For people who could not see the light of the idea, Franklin reasoned that those who rise at 4 a.m. would have no issue being back in bed at a reasonable time of 8 p.m.

It was not until the early 1900s that advocacy for a daylight saving system began to gain traction. Shortly after the onset of World War I, Germany, followed by Great Britain, began light saving measures for an additional hour of daylight and an attempt to save fuel and heating costs on their home fronts.

In 1918, the United States was still new to the war and eager to be on the same timetable as her allies and foes, eventually leading Congress to approve the first daylight saving time change on March 31, 1918, at 2 a.m.

“Uncle Sam, your enemies have been up and are at work in the extra hour of daylight — when will YOU wake up?” propaganda posters across the country said.

Will daylight saving time ever be permanent?

Now, however, not every state in the union participates in the annual time change, as both Hawaii and Arizona opted out based on a fairly consistent relationship with the sunshine on the islands and the heat in the desert.

Additionally, Puerto Rico, the U.S. Virgin Islands, the Northern Mariana Islands, Guam and American Samoa do not practice daylight saving time.

Over the past five years, 19 states, not including Texas, have passed legislation or resolutions seeking to make daylight saving time the standard time in their states.

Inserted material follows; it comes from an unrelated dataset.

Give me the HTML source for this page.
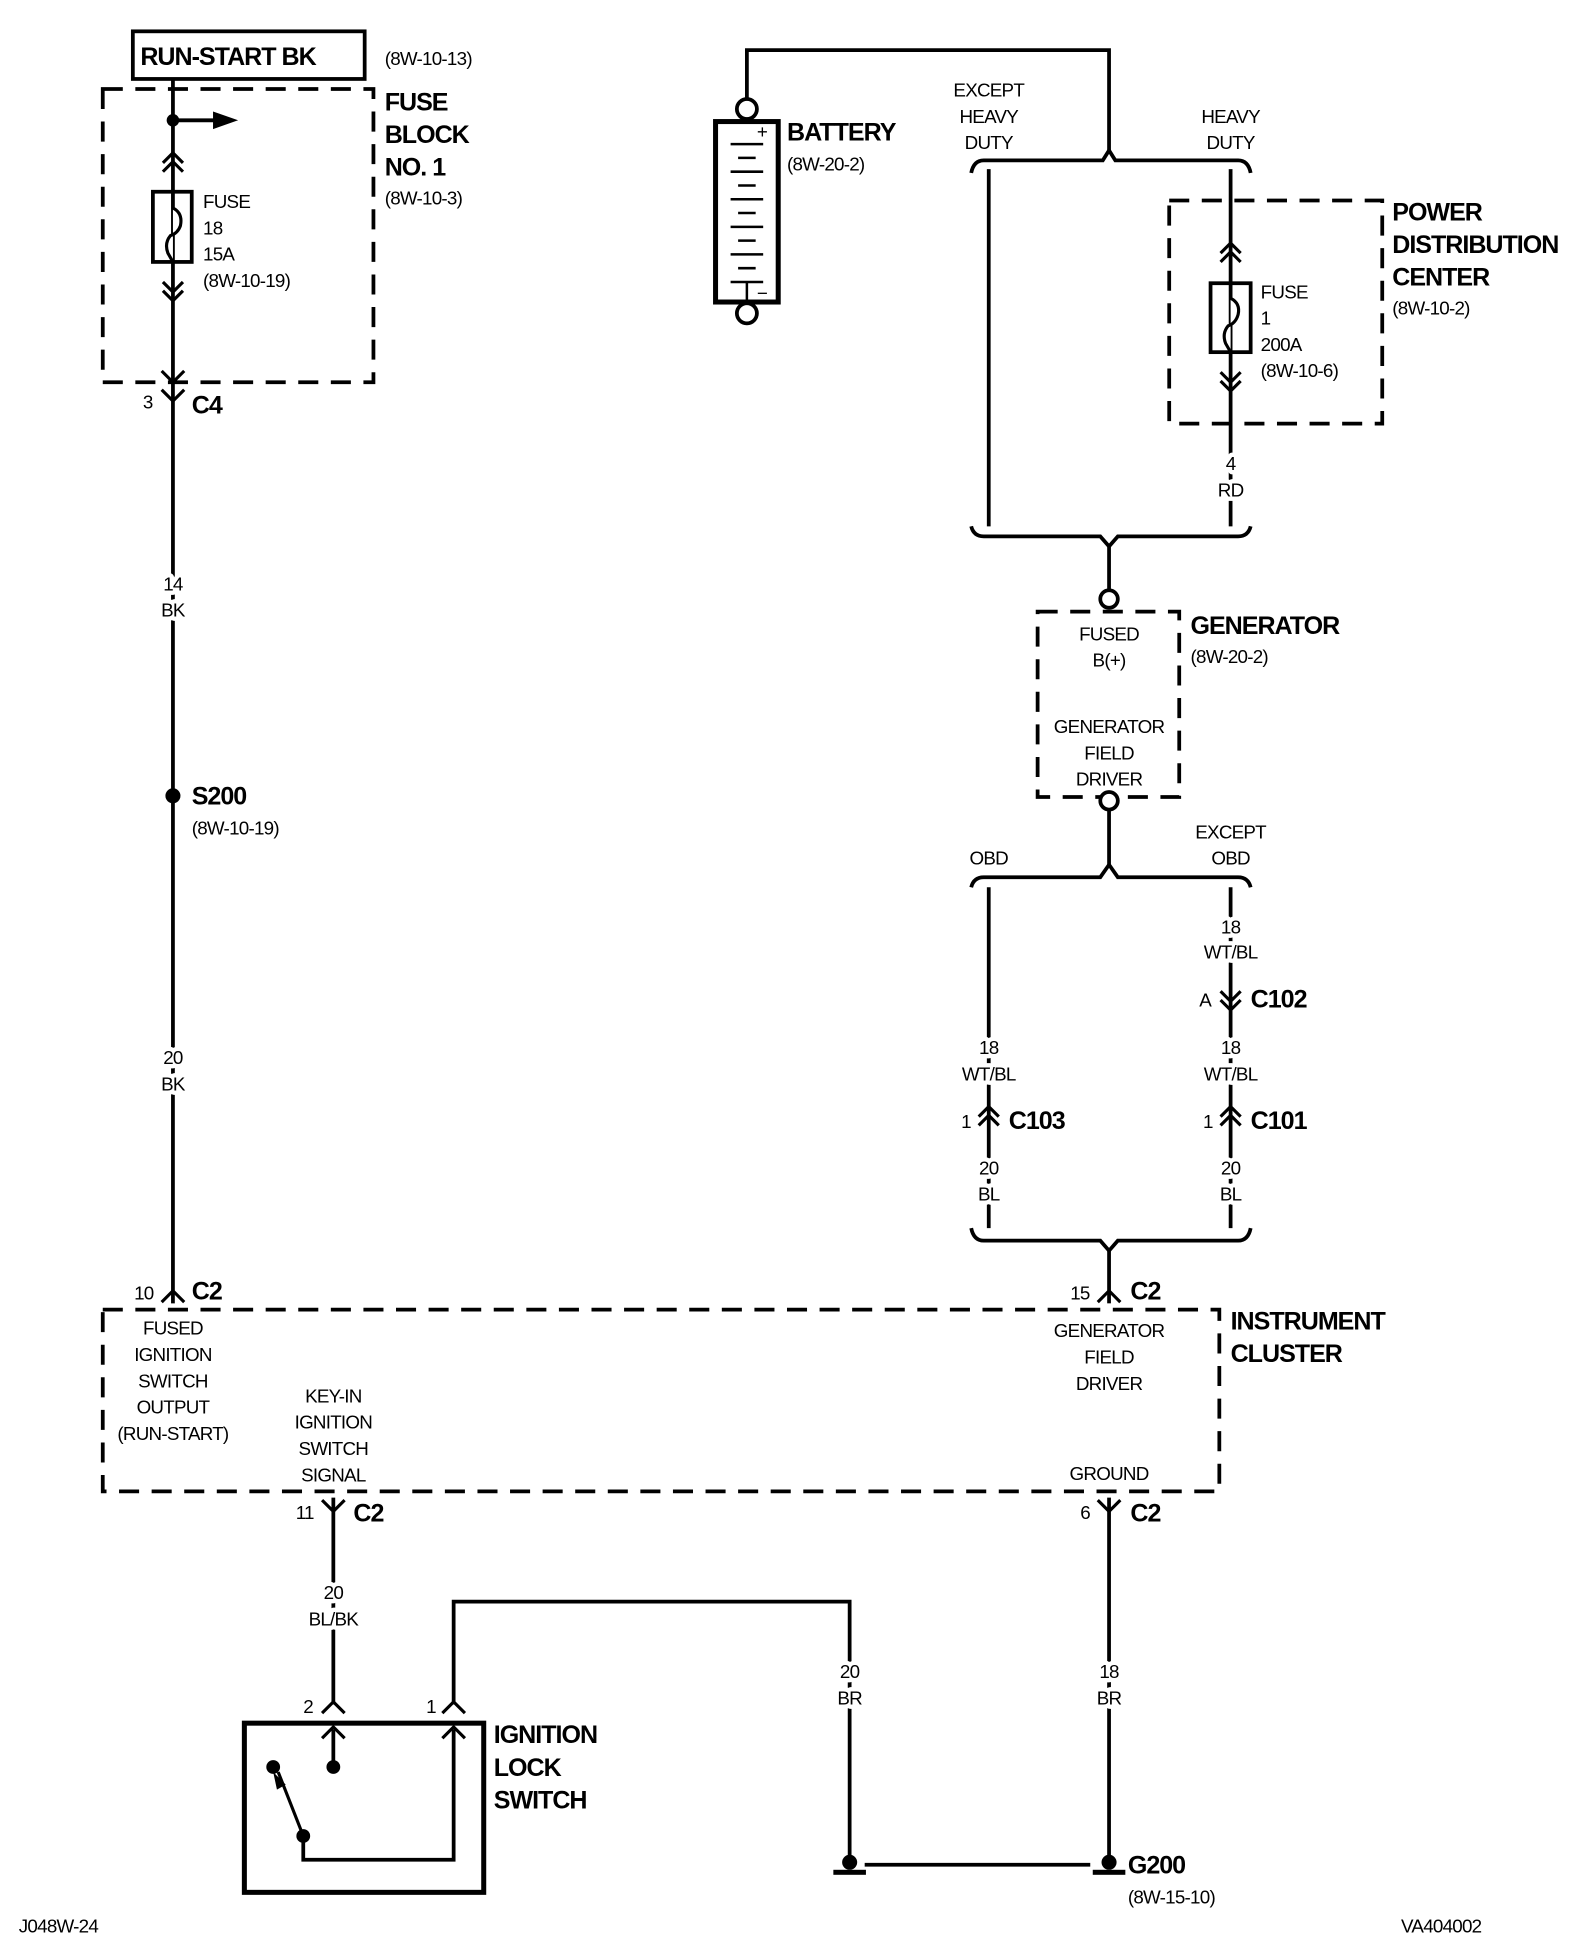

However, those legislative goals are contingent on changes at the federal level, which may come sooner rather than later.

Passed unanimously by the U.S. Senate in March, a bill by Sen. Marco Rubio, R-Florida, would cancel daylight saving time and the hour switch on Nov. 5, 2023. Instead of shifting back an hour at 2 a.m., as the country has for a century, the moment would pass and lead to 2:01 a.m. with no further adjustments in the future.

Rubio
Rubio

“The good news is that we can get this passed. We don't have to keep doing this stupidity anymore. Why we would enshrine this in our laws and keep it for so long is beyond me," Rubio said upon the bill's passage in the Senate.

The House has not yet taken up the measure.

So, for now, don't forget to turn your clock back an hour come 2 a.m. Nov. 6.